**Data shown**:
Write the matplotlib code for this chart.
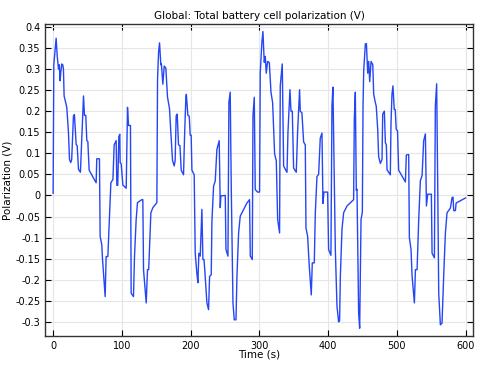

* * *

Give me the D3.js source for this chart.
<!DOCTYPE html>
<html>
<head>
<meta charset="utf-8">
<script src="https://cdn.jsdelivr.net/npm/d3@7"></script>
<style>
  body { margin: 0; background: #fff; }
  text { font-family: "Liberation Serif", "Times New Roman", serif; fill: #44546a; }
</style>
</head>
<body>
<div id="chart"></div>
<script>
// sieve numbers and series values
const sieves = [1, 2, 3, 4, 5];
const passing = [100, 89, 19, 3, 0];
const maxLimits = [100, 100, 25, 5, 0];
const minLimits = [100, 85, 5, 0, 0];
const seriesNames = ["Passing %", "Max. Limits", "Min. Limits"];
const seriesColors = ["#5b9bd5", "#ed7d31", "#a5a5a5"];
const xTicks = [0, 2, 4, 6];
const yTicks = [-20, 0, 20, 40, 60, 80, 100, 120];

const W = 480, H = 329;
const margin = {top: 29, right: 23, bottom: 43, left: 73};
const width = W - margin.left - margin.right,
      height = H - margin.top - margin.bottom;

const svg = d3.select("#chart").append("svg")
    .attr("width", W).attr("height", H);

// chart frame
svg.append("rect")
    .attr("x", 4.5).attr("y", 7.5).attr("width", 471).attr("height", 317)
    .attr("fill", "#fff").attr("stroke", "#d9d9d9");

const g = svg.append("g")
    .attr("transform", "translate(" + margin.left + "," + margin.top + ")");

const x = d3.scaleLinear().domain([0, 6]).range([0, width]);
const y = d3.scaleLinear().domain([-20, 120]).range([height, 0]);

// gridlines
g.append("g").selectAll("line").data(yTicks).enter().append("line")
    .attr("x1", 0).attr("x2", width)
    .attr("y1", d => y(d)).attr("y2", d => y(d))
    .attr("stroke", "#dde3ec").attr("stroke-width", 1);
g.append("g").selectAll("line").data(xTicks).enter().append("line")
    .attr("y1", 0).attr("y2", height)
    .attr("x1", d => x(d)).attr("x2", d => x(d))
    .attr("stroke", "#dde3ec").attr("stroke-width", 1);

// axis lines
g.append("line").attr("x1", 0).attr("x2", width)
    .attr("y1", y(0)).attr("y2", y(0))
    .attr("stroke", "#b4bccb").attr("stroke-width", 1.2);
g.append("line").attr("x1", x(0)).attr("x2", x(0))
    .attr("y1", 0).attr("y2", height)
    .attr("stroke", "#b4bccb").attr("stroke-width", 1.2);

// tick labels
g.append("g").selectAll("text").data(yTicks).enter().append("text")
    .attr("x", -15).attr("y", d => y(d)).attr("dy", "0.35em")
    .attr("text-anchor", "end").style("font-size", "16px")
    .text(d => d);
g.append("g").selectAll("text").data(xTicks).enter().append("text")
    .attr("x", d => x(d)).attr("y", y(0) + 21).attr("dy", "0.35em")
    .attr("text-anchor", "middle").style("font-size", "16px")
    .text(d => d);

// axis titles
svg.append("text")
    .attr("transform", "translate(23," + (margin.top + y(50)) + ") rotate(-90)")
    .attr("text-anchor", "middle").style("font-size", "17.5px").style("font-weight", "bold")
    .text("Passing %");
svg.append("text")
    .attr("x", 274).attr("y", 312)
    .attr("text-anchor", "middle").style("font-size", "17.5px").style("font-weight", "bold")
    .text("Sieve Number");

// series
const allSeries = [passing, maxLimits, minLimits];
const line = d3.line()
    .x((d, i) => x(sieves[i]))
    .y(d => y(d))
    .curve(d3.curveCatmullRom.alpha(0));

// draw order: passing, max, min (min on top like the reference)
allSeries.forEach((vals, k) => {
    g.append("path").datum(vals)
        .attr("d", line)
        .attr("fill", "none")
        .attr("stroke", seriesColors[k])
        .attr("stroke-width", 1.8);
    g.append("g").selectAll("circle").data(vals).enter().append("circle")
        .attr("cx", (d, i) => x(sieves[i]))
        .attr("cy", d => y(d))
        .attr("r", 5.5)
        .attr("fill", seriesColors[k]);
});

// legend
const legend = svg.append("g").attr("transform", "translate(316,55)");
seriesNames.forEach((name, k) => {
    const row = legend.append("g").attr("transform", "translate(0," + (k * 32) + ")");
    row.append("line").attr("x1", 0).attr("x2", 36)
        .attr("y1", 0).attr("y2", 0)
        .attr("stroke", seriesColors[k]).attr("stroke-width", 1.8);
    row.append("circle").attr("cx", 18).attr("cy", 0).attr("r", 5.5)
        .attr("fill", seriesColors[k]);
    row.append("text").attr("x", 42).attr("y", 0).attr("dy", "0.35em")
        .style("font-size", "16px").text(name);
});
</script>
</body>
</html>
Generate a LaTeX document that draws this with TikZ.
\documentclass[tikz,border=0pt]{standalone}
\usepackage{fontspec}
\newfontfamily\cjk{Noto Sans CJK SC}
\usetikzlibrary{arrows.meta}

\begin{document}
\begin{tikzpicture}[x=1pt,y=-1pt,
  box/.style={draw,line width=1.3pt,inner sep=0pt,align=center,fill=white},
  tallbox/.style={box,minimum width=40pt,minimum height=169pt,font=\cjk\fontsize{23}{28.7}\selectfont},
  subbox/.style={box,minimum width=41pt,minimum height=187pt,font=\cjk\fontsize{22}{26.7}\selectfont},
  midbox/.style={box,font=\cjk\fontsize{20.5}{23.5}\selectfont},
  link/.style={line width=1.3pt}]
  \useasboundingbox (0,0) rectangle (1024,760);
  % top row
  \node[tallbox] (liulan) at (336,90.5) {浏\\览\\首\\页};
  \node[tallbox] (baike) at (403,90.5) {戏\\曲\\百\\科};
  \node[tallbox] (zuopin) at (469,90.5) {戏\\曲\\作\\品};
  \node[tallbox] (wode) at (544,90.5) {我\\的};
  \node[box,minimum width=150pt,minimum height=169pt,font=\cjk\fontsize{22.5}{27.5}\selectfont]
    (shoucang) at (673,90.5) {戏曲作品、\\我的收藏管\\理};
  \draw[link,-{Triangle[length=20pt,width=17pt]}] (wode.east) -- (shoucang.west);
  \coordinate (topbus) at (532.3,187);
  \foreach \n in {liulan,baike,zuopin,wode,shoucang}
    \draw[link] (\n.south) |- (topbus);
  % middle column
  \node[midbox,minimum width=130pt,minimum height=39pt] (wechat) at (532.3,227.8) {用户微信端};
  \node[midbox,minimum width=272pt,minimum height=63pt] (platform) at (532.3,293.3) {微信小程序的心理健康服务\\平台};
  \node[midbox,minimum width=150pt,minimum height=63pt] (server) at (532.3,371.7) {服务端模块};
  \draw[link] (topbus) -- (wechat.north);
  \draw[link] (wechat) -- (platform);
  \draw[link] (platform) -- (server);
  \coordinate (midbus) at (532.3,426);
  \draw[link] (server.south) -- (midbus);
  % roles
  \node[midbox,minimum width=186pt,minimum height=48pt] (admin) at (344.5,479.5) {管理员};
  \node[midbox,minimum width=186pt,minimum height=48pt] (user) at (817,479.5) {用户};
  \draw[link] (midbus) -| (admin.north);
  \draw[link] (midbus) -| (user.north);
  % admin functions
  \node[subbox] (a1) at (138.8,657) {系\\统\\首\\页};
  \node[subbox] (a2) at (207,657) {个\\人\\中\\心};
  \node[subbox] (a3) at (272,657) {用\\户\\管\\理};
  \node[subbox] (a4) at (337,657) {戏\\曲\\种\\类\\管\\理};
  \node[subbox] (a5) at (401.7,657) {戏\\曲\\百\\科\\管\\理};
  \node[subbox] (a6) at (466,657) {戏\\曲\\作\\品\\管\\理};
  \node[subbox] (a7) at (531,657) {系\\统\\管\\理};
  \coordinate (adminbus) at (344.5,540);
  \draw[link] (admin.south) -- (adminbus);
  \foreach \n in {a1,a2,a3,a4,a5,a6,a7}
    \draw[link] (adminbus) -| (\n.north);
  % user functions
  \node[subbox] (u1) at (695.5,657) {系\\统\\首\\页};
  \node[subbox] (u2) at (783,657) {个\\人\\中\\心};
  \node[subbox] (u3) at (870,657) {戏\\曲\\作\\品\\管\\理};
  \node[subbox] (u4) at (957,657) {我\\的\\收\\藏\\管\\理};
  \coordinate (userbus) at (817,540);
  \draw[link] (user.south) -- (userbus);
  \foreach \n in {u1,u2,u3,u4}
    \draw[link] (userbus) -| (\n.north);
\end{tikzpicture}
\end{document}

---

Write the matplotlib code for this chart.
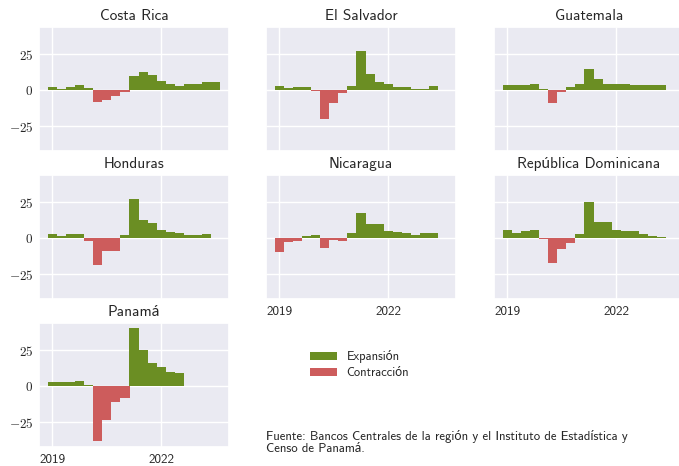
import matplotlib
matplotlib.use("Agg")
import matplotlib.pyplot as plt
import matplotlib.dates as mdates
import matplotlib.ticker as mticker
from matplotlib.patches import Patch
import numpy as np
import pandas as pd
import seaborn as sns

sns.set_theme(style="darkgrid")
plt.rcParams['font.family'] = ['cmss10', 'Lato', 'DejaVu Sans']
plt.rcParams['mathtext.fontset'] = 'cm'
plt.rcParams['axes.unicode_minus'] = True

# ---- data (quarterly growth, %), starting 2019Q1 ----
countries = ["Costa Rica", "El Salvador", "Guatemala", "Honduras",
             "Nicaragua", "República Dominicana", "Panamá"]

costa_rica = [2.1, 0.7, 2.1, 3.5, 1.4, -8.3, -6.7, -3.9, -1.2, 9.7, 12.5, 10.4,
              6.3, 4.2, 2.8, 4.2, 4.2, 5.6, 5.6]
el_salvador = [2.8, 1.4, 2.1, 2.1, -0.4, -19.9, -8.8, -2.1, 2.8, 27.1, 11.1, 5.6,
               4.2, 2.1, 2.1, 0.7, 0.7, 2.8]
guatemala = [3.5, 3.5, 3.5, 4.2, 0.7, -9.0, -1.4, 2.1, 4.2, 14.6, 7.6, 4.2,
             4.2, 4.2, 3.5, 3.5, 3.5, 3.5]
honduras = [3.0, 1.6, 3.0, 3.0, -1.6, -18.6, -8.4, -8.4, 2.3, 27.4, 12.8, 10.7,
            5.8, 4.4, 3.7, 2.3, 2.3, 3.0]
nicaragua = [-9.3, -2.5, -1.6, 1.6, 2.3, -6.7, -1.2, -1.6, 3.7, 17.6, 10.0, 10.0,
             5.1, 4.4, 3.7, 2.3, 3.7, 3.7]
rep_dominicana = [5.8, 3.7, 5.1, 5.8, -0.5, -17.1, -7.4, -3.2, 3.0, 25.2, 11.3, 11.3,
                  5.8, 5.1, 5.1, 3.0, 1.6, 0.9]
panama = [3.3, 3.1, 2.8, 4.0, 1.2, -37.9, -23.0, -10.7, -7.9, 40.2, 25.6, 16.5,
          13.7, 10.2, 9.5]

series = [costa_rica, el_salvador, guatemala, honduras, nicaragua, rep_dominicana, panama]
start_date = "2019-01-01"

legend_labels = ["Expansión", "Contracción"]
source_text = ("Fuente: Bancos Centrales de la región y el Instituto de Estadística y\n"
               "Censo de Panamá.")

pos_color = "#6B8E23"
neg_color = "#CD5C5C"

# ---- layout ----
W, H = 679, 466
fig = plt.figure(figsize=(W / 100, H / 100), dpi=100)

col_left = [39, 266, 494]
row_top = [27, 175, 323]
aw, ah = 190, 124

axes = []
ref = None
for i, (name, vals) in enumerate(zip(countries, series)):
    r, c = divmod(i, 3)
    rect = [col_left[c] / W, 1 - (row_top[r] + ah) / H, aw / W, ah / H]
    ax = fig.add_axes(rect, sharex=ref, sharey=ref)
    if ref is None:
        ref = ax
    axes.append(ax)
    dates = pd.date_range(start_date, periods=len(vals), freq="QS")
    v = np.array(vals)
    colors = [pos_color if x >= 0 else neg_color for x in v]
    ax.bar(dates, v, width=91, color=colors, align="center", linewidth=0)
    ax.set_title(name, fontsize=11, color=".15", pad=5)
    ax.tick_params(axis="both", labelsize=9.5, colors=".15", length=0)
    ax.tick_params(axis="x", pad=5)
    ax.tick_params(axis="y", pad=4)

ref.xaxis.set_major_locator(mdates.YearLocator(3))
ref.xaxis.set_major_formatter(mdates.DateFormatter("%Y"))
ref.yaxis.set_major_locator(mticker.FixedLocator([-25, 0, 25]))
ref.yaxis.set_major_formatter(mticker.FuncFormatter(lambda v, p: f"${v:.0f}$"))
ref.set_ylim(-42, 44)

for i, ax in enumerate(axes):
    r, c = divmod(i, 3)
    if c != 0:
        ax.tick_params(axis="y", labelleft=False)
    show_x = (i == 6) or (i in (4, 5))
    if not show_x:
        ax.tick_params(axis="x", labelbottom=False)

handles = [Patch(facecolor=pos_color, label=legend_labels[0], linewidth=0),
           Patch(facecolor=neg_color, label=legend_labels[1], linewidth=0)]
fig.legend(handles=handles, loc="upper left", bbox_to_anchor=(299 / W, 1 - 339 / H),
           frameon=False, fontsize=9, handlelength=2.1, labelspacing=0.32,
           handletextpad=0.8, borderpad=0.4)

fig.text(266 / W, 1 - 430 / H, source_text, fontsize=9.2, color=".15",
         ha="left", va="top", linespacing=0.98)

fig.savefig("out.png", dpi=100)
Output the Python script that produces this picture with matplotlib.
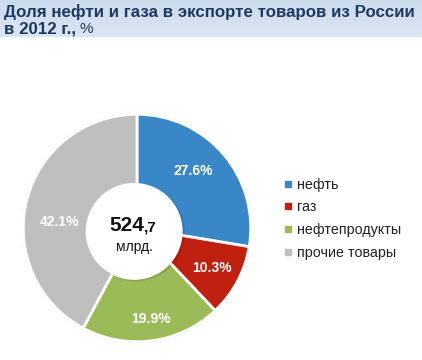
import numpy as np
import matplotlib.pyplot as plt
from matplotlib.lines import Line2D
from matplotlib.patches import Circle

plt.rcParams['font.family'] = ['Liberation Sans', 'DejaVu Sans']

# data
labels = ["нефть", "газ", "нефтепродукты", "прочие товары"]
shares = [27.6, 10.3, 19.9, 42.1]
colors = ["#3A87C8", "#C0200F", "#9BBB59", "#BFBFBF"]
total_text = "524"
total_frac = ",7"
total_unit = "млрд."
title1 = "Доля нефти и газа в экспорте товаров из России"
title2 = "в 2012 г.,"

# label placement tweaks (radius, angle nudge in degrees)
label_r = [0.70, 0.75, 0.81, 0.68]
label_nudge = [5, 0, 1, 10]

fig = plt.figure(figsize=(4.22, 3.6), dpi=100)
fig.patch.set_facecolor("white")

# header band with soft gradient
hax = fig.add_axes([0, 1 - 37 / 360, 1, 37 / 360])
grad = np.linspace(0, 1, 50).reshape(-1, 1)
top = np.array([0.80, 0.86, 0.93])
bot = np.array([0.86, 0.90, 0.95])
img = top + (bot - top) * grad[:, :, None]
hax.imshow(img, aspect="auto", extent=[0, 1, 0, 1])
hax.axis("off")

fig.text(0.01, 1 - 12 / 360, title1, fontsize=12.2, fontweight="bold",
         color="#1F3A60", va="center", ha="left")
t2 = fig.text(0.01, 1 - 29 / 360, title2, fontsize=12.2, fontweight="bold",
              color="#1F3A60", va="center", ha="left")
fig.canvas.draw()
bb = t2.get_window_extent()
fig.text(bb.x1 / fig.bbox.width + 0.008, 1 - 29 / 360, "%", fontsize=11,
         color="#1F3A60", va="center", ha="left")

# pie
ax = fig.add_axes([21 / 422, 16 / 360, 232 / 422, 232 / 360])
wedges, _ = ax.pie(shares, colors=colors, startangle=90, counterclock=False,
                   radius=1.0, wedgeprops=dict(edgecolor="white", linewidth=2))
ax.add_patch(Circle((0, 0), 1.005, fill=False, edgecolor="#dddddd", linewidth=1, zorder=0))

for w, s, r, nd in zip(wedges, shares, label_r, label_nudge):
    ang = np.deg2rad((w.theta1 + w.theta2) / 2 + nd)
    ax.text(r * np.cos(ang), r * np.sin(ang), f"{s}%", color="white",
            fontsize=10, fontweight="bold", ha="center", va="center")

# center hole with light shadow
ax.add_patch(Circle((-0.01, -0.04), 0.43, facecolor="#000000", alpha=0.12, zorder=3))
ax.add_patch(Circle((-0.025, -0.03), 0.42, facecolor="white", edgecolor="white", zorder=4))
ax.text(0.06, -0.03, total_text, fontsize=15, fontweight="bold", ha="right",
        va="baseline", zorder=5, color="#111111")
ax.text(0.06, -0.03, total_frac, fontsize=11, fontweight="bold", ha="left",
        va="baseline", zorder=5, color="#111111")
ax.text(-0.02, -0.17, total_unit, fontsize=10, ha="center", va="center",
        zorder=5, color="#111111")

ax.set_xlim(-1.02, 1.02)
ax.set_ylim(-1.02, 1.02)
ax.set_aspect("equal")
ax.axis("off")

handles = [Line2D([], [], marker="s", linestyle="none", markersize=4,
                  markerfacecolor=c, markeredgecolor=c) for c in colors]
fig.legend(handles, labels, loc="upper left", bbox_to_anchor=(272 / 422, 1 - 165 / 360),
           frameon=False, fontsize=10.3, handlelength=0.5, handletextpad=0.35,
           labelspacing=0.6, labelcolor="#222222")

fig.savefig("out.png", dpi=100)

**Directions for this task**: Your task is to list each line of the records with the word "script".

**Exercise solution**:
<script src="https://cdn.jsdelivr.net/npm/d3@7"></script>
<script>
</script>
Output the Python script that produces this picture with matplotlib.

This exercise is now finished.